What ever happened to the good old days, the personal touch? Has it been replaced by automated voices, call centers, self-serve machines and a do-it-yourself attitude in a time when no service is good service?

Customer (Dis)Service takes a light-hearted, but serious, look at the customer service relationship. Is it as dysfunctional as we think it is or have we gotten what we asked for? Customer service experts, mystery shoppers, consumer advocates and authors all take aim at the world inhabited by waiters, multi national corporations, overseas call centers, automated voices, bartenders and customers of all sorts demanding customer service.

And in an age where customers are fighting back, how will the company respond?
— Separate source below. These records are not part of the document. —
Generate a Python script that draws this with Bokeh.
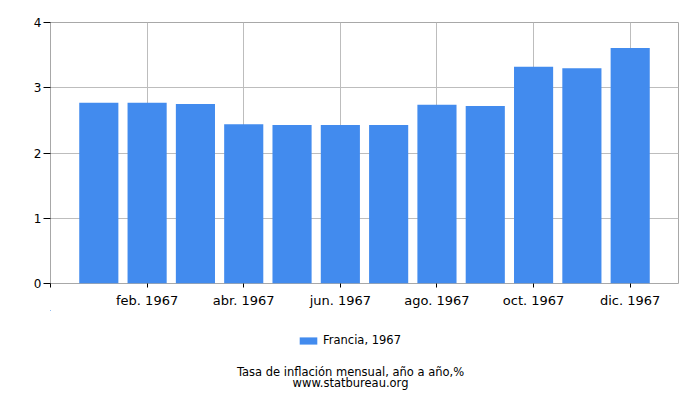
from bokeh.plotting import figure
from bokeh.models import (ColumnDataSource, FixedTicker, Legend, LegendItem, Label, Range1d)
from bokeh.layouts import column
from bokeh.embed import file_html
from bokeh.resources import INLINE

months = ["ene. 1967", "feb. 1967", "mar. 1967", "abr. 1967", "may. 1967", "jun. 1967",
          "jul. 1967", "ago. 1967", "sept. 1967", "oct. 1967", "nov. 1967", "dic. 1967"]
values = [2.77, 2.77, 2.75, 2.44, 2.43, 2.43, 2.43, 2.74, 2.72, 3.32, 3.30, 3.61]
series_name = "Francia, 1967"
y_ticks = [0, 1, 2, 3, 4]
title_text = "Tasa de inflación mensual, año a año,%"
source_text = "www.statbureau.org"

FONT = "DejaVu Sans"
BLUE = "#428BEE"
W = 684

idx = list(range(len(months)))
src = ColumnDataSource(dict(x=idx, top=values, label=months))

p = figure(width=W, height=310, output_backend="svg", toolbar_location=None,
           x_range=Range1d(-1, len(months)), y_range=Range1d(0, 4))
p.min_border_left = 50
p.min_border_right = 6
p.min_border_top = 22
p.min_border_bottom = 27
p.background_fill_color = "white"
p.border_fill_color = "white"
p.outline_line_color = "#a8a8a8"
p.outline_line_width = 1

r = p.vbar(x="x", top="top", width=0.81, bottom=0, source=src,
           fill_color=BLUE, line_color=None)

tick_pos = [-1] + [i for i in idx if i % 2 == 1]
p.xaxis.ticker = FixedTicker(ticks=tick_pos)
overrides = {-1: " "}
for i in idx:
    overrides[i] = months[i]
p.xaxis.major_label_overrides = overrides
p.yaxis.ticker = FixedTicker(ticks=y_ticks)

for ax in (p.xaxis[0], p.yaxis[0]):
    ax.axis_line_color = None
    ax.major_tick_line_color = "#000000"
    ax.major_tick_in = 0
    ax.minor_tick_line_color = None
    ax.major_label_text_font = FONT
    ax.major_label_text_color = "#000000"
p.xaxis.major_tick_out = 4
p.xaxis.major_label_standoff = 5
p.xaxis.major_label_text_font_size = "13px"
p.yaxis.major_tick_out = 7
p.yaxis.major_label_standoff = 2
p.yaxis.major_label_text_font_size = "12px"

p.xgrid.grid_line_color = "#bdbdbd"
p.ygrid.grid_line_color = "#bdbdbd"
p.xgrid.ticker = FixedTicker(ticks=tick_pos)

# lower strip with legend and captions; its frame is aligned with the chart frame
# (50..678 px horizontally), so data units equal page pixels
q = figure(width=W, height=82, output_backend="svg", toolbar_location=None,
           x_range=Range1d(50, 678), y_range=Range1d(392, 310))
q.min_border_left = 50
q.min_border_right = 6
q.min_border_top = 0
q.min_border_bottom = 0
q.axis.visible = False
q.grid.visible = False
q.outline_line_color = None
q.background_fill_color = "white"
q.border_fill_color = "white"

# legend swatch renderer: same series styling, zero-size bars (nothing drawn)
swatch = q.vbar(x="x", top="top", bottom="top", width=0, source=src,
                fill_color=BLUE, line_color=None)
legend = Legend(items=[LegendItem(label=series_name, renderers=[swatch])],
                location=(247, 45), orientation="horizontal",
                padding=0, margin=0, spacing=0,
                glyph_width=22, glyph_height=9, label_height=9, label_standoff=4,
                border_line_color=None, background_fill_alpha=0,
                label_text_font=FONT, label_text_font_size="11.5px",
                label_text_color="#000000")
q.add_layout(legend, "center")

q.add_layout(Label(x=350, y=371.5, text=title_text,
                   text_align="center", text_baseline="middle", text_font=FONT,
                   text_font_size="11.5px", text_color="#000000"))
q.add_layout(Label(x=350, y=382, text=source_text,
                   text_align="center", text_baseline="middle", text_font=FONT,
                   text_font_size="11.5px", text_color="#000000"))

layout = column(p, q, spacing=0)
open("out.html", "w").write(file_html(layout, INLINE))
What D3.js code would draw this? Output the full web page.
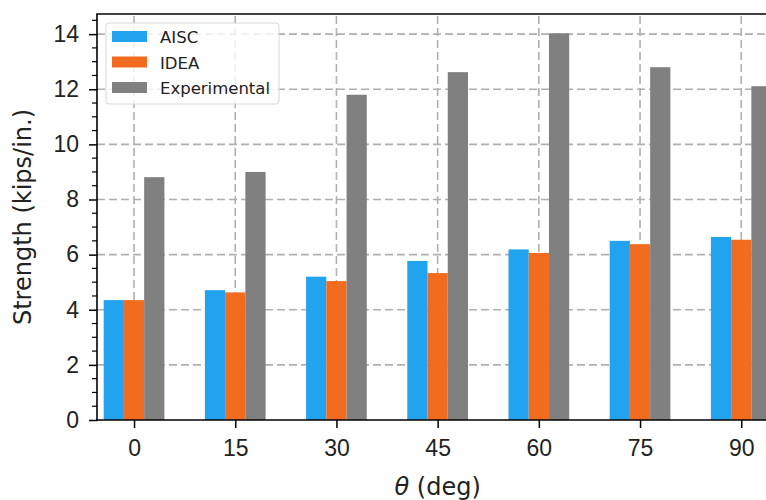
<!DOCTYPE html>
<html>
<head>
<meta charset="utf-8">
<script src="https://cdn.jsdelivr.net/npm/d3@7"></script>
<style>
  body { margin: 0; background: #fff; }
  svg { display: block; font-family: "DejaVu Sans", sans-serif; }
</style>
</head>
<body>
<svg id="chart" width="766" height="500"></svg>
<script>
// chart values
const angles = ["0", "15", "30", "45", "60", "75", "90"];
const aisc = [4.35, 4.71, 5.20, 5.77, 6.19, 6.50, 6.64];
const idea = [4.35, 4.63, 5.04, 5.33, 6.06, 6.38, 6.54];
const experimental = [8.81, 9.00, 11.80, 12.62, 14.03, 12.80, 12.11];
const seriesNames = ["AISC", "IDEA", "Experimental"];
const yTicks = [0, 2, 4, 6, 8, 10, 12, 14];

const colors = ["#22a3ef", "#f26c20", "#808080"];
const series = [aisc, idea, experimental];

const svg = d3.select("#chart");
const margin = { top: 14, left: 97, bottom: 80 };
const height = 500;

// plot extends past the right edge, like the cropped original
const x = d3.scaleLinear()
    .domain([-0.366, 6.9])
    .range([margin.left, margin.left + 7.266 * 101.2]);

const y = d3.scaleLinear()
    .domain([0, 14.73])
    .range([height - margin.bottom, margin.top]);

const barW = x(0.2) - x(0);

// grid
const grid = svg.append("g");
grid.selectAll("line.h")
    .data(yTicks.filter(d => d > 0))
    .enter().append("line")
    .attr("x1", margin.left).attr("x2", 766)
    .attr("y1", d => y(d)).attr("y2", d => y(d))
    .attr("stroke", "#b0b0b0").attr("stroke-width", 1.6)
    .attr("stroke-dasharray", "8,4");
grid.selectAll("line.v")
    .data(angles)
    .enter().append("line")
    .attr("x1", (d, i) => x(i)).attr("x2", (d, i) => x(i))
    .attr("y1", y(0)).attr("y2", margin.top)
    .attr("stroke", "#b0b0b0").attr("stroke-width", 1.6)
    .attr("stroke-dasharray", "8,4");

// bars
series.forEach((vals, s) => {
    svg.append("g")
        .selectAll("rect")
        .data(vals)
        .enter().append("rect")
        .attr("x", (d, i) => x(i + (s - 1) * 0.2 - 0.1))
        .attr("y", d => y(d))
        .attr("width", barW)
        .attr("height", d => y(0) - y(d))
        .attr("fill", colors[s]);
});

// y axis
const yAxis = d3.axisLeft(y).tickValues(yTicks).tickSize(8).tickPadding(10).tickFormat(d3.format("d"));
const gy = svg.append("g")
    .attr("transform", `translate(${margin.left},0)`)
    .call(yAxis);
gy.selectAll("text").style("font-size", "23px").attr("fill", "#222");
gy.selectAll("line").attr("stroke-width", 1.5);
gy.select(".domain").remove();

// minor ticks
svg.append("g")
    .selectAll("line")
    .data(d3.range(0, 14.6, 0.5).filter(d => d % 2 !== 0))
    .enter().append("line")
    .attr("x1", margin.left - 5).attr("x2", margin.left)
    .attr("y1", d => y(d)).attr("y2", d => y(d))
    .attr("stroke", "#000").attr("stroke-width", 1.2);

// x axis
const xAxis = d3.axisBottom(x).tickValues(d3.range(angles.length))
    .tickFormat(i => angles[i]).tickSize(8).tickPadding(12);
const gx = svg.append("g")
    .attr("transform", `translate(0,${y(0)})`)
    .call(xAxis);
gx.selectAll("text").style("font-size", "23px").attr("fill", "#222");
gx.selectAll("line").attr("stroke-width", 1.5);
gx.select(".domain").remove();

// spines
svg.append("line")
    .attr("x1", margin.left).attr("x2", margin.left)
    .attr("y1", margin.top).attr("y2", y(0) + 0.75)
    .attr("stroke", "#000").attr("stroke-width", 1.6);
svg.append("line")
    .attr("x1", margin.left - 0.75).attr("x2", 766)
    .attr("y1", y(0)).attr("y2", y(0))
    .attr("stroke", "#000").attr("stroke-width", 1.6);
svg.append("line")
    .attr("x1", margin.left - 0.75).attr("x2", 766)
    .attr("y1", margin.top).attr("y2", margin.top)
    .attr("stroke", "#000").attr("stroke-width", 1.6);

// axis labels
svg.append("text")
    .attr("transform", `translate(31,${(margin.top + y(0)) / 2}) rotate(-90)`)
    .attr("text-anchor", "middle")
    .style("font-size", "24px")
    .attr("fill", "#222")
    .text("Strength (kips/in.)");

const xl = svg.append("text")
    .attr("x", x(3))
    .attr("y", 495)
    .attr("text-anchor", "middle")
    .style("font-size", "24px")
    .attr("fill", "#222");
xl.append("tspan").style("font-style", "italic").text("θ");
xl.append("tspan").text(" (deg)");

// legend
const legend = svg.append("g").attr("transform", "translate(106,23)");
legend.append("rect")
    .attr("width", 173).attr("height", 81).attr("rx", 3)
    .attr("fill", "#fff").attr("fill-opacity", 0.8)
    .attr("stroke", "#d8d8d8").attr("stroke-width", 1);
seriesNames.forEach((name, i) => {
    legend.append("rect")
        .attr("x", 6).attr("y", 8 + i * 25.5)
        .attr("width", 35).attr("height", 11)
        .attr("fill", colors[i]);
    legend.append("text")
        .attr("x", 54).attr("y", 20 + i * 25.5)
        .style("font-size", "16.5px")
        .attr("fill", "#222")
        .text(name);
});
</script>
</body>
</html>
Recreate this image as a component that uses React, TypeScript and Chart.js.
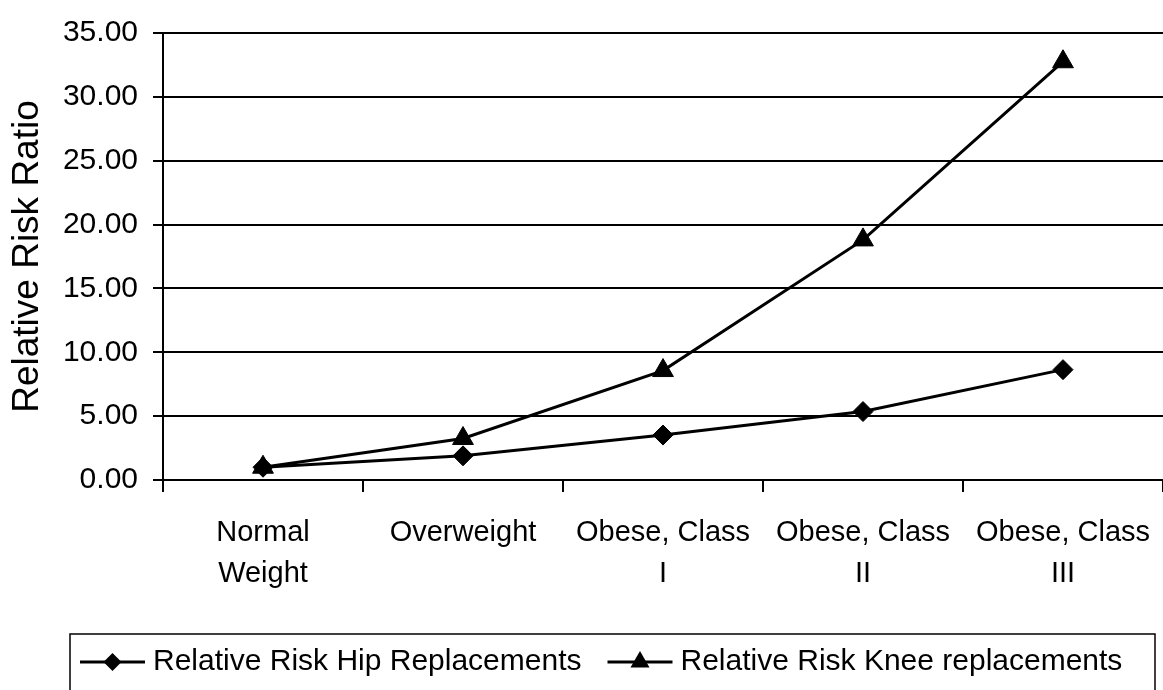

Dave Carroll is an unassuming musician from Halifax, but when United Airlines broke his guitar and refused to compensate him, he used the You Tube video, "United Breaks Guitars", to vent his frustration. With over 10 million hits, Carroll proves customers have a new weapon in their arsenal with social media.

Customer (Dis)Service visits a call center in New Delhi, India, revealing a group of employees who not only disguise their location and change their name to appear more "Western', but are not given the tools to fully service their customers and everyone asks to "speak to a manager".

Meet the actors and people who create those automated voices, cheerily asking what we are calling about, a bartender who has perfected the craft after 50 years and a waiter who got so angry at customers, he started a blog about it.

Can service providers and customers get back on track, mend the strained relationship and take customer service to the next level?